Bagaimanapun, tetap ada sepotong harapan. Walau terasa menyayat perih, “Berharap suatu saat nanti kau dan aku kan bertemu lagi. S’perti yang kau ucapkan s’belum kau tinggalkan aku..”

Kita sedih, ya karena kita manusia ber-emosi. Wajarlah! Manusia yang sehat emosi, pasti tahu ungkapkan perasaannya. Tentu karena ada hal yang sungguh masuk di jiwa. Hinggap di bilik perasaan. Sungguh gawat, andaikan kita memang ‘mati rasa, tak berperasaan, dan tak peduli pada kenyataan yang menuntut rasa.’
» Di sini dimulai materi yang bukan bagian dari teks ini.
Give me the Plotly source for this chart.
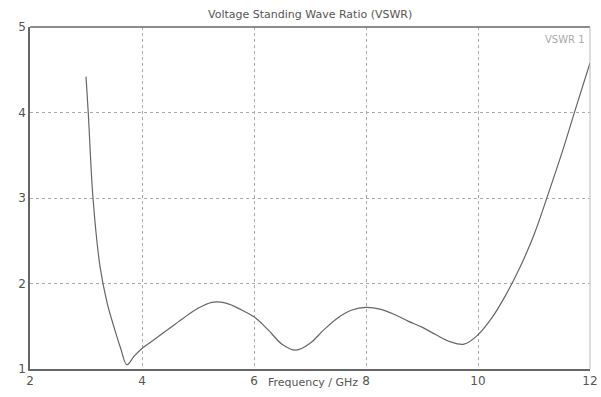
import plotly.graph_objects as go

freq = [3.00, 3.04, 3.125, 3.25, 3.375, 3.50, 3.62, 3.73, 3.86, 4.00, 4.25, 4.50, 4.75, 5.00, 5.25, 5.50, 5.75, 6.00,
        6.25, 6.50, 6.75, 7.00, 7.25, 7.50, 7.75, 8.00, 8.25, 8.50, 8.75, 9.00, 9.25, 9.50, 9.75, 10.00,
        10.25, 10.50, 10.75, 11.00, 11.25, 11.50, 11.75, 12.00]
vswr = [4.42, 4.00, 3.00, 2.20, 1.78, 1.49, 1.24, 1.05, 1.15, 1.24, 1.36, 1.48, 1.60, 1.71, 1.78, 1.77, 1.70, 1.61,
        1.46, 1.29, 1.22, 1.30, 1.46, 1.60, 1.69, 1.72, 1.70, 1.64, 1.56, 1.49, 1.40, 1.32, 1.29, 1.40,
        1.60, 1.87, 2.19, 2.57, 3.04, 3.53, 4.06, 4.58]

xticks = [2, 4, 6, 8, 10, 12]
yticks = [1, 2, 3, 4, 5]

fig = go.Figure()
fig.add_trace(go.Scatter(x=freq, y=vswr, mode="lines", name="VSWR 1",
                         line=dict(color="#666666", width=1.2, shape="spline", smoothing=1.0)))

fig.update_layout(
    width=601, height=397,
    margin=dict(l=30, r=11, t=27, b=28, autoexpand=False),
    paper_bgcolor="white", plot_bgcolor="white",
    font=dict(family="DejaVu Sans", color="#555555", size=11),
    showlegend=False,
    xaxis=dict(range=[2, 12], tickvals=xticks, ticktext=[str(t) for t in xticks],
               showgrid=True, gridcolor="#aaaaaa", griddash="dot", gridwidth=1,
               zeroline=False, showline=True, linecolor="#666666", linewidth=1.5,
               mirror=False, ticks="", automargin=False,
               tickfont=dict(size=12, color="#555555")),
    yaxis=dict(range=[1, 5], tickvals=yticks, ticktext=[str(t) for t in yticks],
               showgrid=True, gridcolor="#aaaaaa", griddash="dot", gridwidth=1,
               zeroline=False, showline=True, linecolor="#666666", linewidth=1.5,
               mirror=False, ticks="", automargin=False,
               tickfont=dict(size=12, color="#555555")),
    shapes=[
        dict(type="line", xref="paper", yref="paper", x0=0, x1=1, y0=1, y1=1,
             line=dict(color="#666666", width=1.5)),
        dict(type="line", xref="paper", yref="paper", x0=1, x1=1, y0=0, y1=1,
             line=dict(color="#bbbbbb", width=1)),
    ],
    annotations=[
        dict(text="Voltage Standing Wave Ratio (VSWR)", xref="paper", yref="paper",
             x=0.5, y=1, yshift=4, xanchor="center", yanchor="bottom", showarrow=False,
             font=dict(size=11, color="#555555")),
        dict(text="VSWR 1", xref="paper", yref="paper", x=0.995, y=0.985,
             xanchor="right", yanchor="top", showarrow=False,
             font=dict(size=10, color="#aaaaaa")),
        dict(text="Frequency / GHz", xref="x", yref="paper", x=7.05, y=0,
             yshift=-5, xanchor="center", yanchor="top", showarrow=False,
             font=dict(size=11, color="#555555")),
    ],
)

fig.write_html("out.html")
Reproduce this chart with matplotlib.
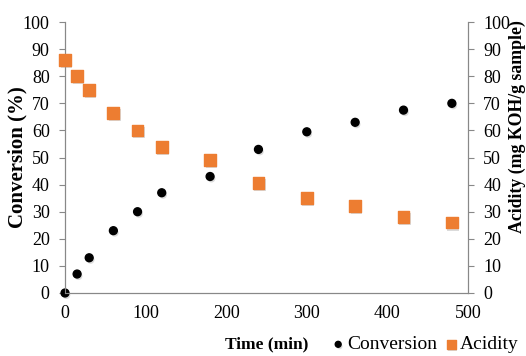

Tetapi di keseharian, kita mungkin dapatkan ungkapan harapan dari sahabat dan para kenalan. Isinya, misalnya, “Jangan lupa bahagia!” Ini sepertinya, ada yang dilupakan dalam hidup, yakni: kebahagiaan itu. 


Sebab kita terkadang lebih tertarik dan memanjakan yang ‘bikin darah tinggi sembarang atau yang sekian baperan menikam jantung.” Ada lupa akan banyak hal lain yang ‘bikin hati kita melonjak-lonjak.’
Lihat misalnya! Adakah yang istimewa dari satu kunjungan oleh para sahabat dan orang-orang terkasih? Yakinlah! Di situ, rasa penuh sukacita jadi sulit terbendung. Kita terhenyak dan tersentak. Kegembiraan jadi potret perjumpaan penuh warna. ‘Semuanya menjadi asyik hingga keasyikan.’ Itulah indahnya bila sudah berjumpa dengan ‘yang urat cocok dan sama merek.’

Kunjungan Maria ke pegunungan, ke rumah Zakharia dan Elizabet, berdampak pada ‘lonjak-lonjak penuh sukacita.’ Dapat dibayangkan, Anak yang ada dalam rahim Elizabet melonjak-lonjak kegirangan. Dan Elizabet pun larut dalam Kuasa Roh Kudus, hingga mesti berseru, “Siapakah aku ini sampai ibu Tuhanku datang mengunjungi aku?” (Luk 1:43).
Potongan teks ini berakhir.